OP_7 OP_OUTPUTBYTECODE ...
...To check a single vault thread is minted with the correct amount of tokens takes 18 operations, and to check all seven threads is about 126 operations.
After checking for the minting baton, fees, printing some metadata in an op_return and checking the total number of inputs and outputs, there wasn’t enough room under the 201 operation limit to check eight vault threads, only seven. So FBCH vaults have seven threads, because of the 201 operation code limit.
Generally, academics would say, if the tooling is allowed to influence a design, this can be seen as a bad or flawed design. Thankfully, the design of FBCH aims to be pragmatic, not purist―so seven threads is probably fine.
Pushing the max bytes to the stack
Bitcoin Script pay-to-script contracts are “locked” with a hash of the logic (or code) to unlock them.
So it’s possible to have contracts interact with one another or reference each other by passing the unlocking code for one contract to another. The lock (or addresses) for a type of contract can then be calculated generally using the source code from within the BitcoinScript VM system.
Since the logic of each FBCH Vault contract is identical, and only the locktime changes every week, it’s possible to write a contract to fund vaults at regular intervals by passing the source code for the generic Vault contract as an argument.

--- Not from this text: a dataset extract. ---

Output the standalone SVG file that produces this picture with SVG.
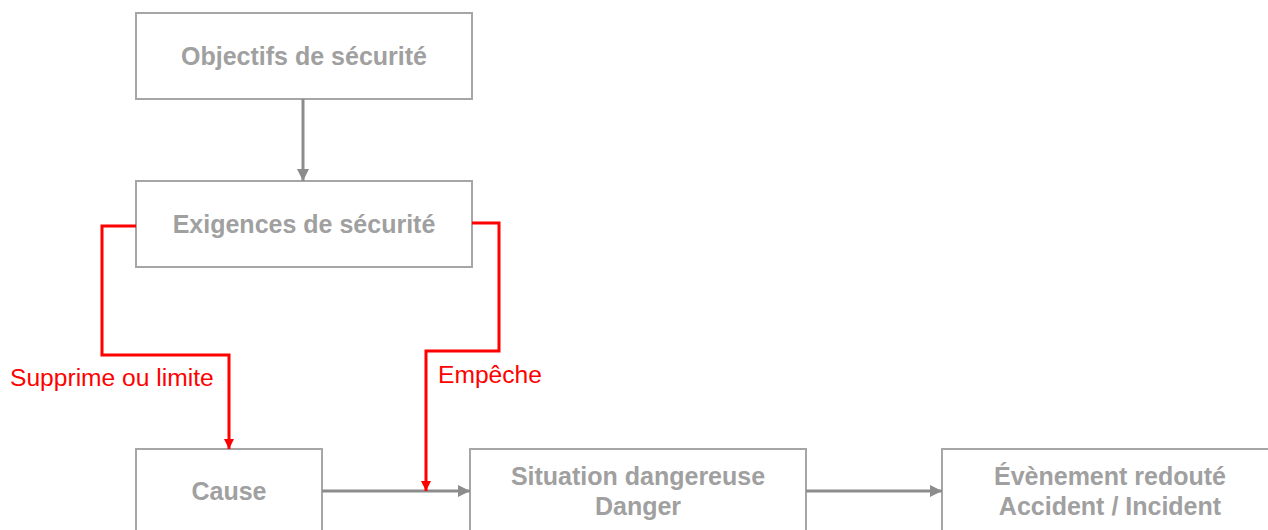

The FBCH vault contract is only about 35-bytes, so it’s well within the 520-byte stack element size limit, right? Yes.
But with futures and options markets, it’s typical to have contracts available far in the the future at more staggered intervals. So there may be futures settling every week for the next few weeks, but after that they’re only every couple months or every quarter.
This staggered and concentrated market feature is important to crafting liquid markets, so long-dated instruments are more sparsely issued in time. So in addition to a single gantry contract printing weekly tokens, FBCH has a gantry contracts printing series every 10 weeks, and every 100 weeks, and every 1000 weeks (~20 years). There are four of these identical Vault token printing Gantry contracts operating at different magnitude time scales.
These contracts were also funded with an anyone-can-spend transaction, from a single higher contract that also enforced the creation and distribution of four mutable NFT-batons.
To create an array of Gantry contracts at different time scales, both the 366-byte unlocking code of the Gantry contracts, the 35-byte code for the Vaults and a few other parameters were pushed to the stack of the “Battery” contract. In checking the NFT minting baton, the stack depth hit the 520-byte stack limit around the eight thread vault range again.
So even if the 201 operation limit were raised alone, some of the constraints for a contract controlled NFT system would have bumped up against a different limit if more than seven threads were being checked without bounded loops.
A Bitcoin Cash CHIP for loop operations (or “bounded loops”) may be on the horizon for 2026. Loops could certainly shrink the size of contracts enforcing lots of threads.
But in the present, in 2024, if you wanted to fund contracts to fund contracts to fund contracts, Future Bitcoin Cash expanded design right up to the current limits. Hopefully, but in the future, such limits can be removed.
Or course, FBCH is a case where a very simple contract is being funded by a more elaborate contract that expanded to fill the space available. But it’s not difficult to imagine a more complex base contract where the logic easily hits the 520-byte stack or 201 operation limits.